Although Serbia has condemned Russia's invasion of Ukraine at the United Nations, it refused to join sanctions against Moscow. Both Beijing and Moscow support Serbia's opposition to the independence of Kosovo, Belgrade's former southern province, over which it fought a 1998-99 war.

"We are trying to survive ... with as few wounds and scars as possible," said Vucic, a former nationalist who later embraced pro-European policies.

KOSOVO TENSIONS

Before it joins the EU, Serbia must mend ties with Kosovo, which declared its independence from Serbia in 2008.

EU-sponsored talks have been slow and often marred by tensions, the latest of which erupted this summer over the issue of car number plates and identity documents for minority Serbs, mainly living in Kosovo's north.

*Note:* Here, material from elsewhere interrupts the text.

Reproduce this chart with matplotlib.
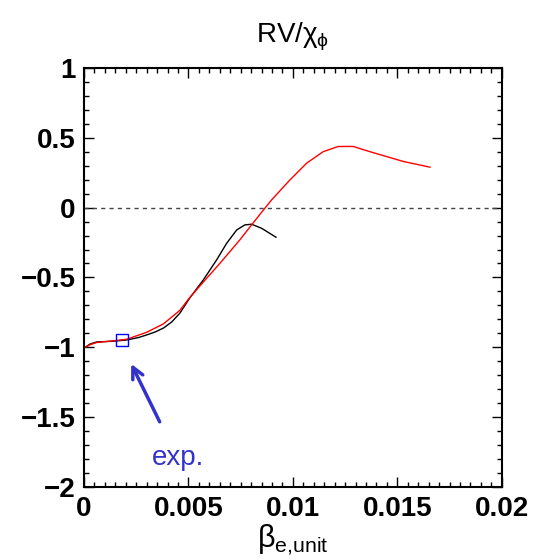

Independent Kosovo is recognised by the United States and all but five EU members, but not by Belgrade and a number of other states, including Serbia's allies Russia and China.

Although Serbia and Kosovo agreed to settle the dispute over identification documents, authorities in Pristina said local Serbs must switch their car number plates from Serbian to Kosovo ones within two months of Sept. 1.

Vucic said he did not believe authorities in Pristina wanted "a serious conversation or a serious dialogue" but that they believed they could impose their plans with support from the West.

"I trust that those countries which are...protecting the so-called independence of Kosovo...will convince the Pristina regime not to play (with) a conflict in the region which is certainly full of problems," he said.

The Serbian president said more talks and shuttle diplomacy by EU and U.S. envoys aimed at resolving the car number plates issue are expected in the coming weeks.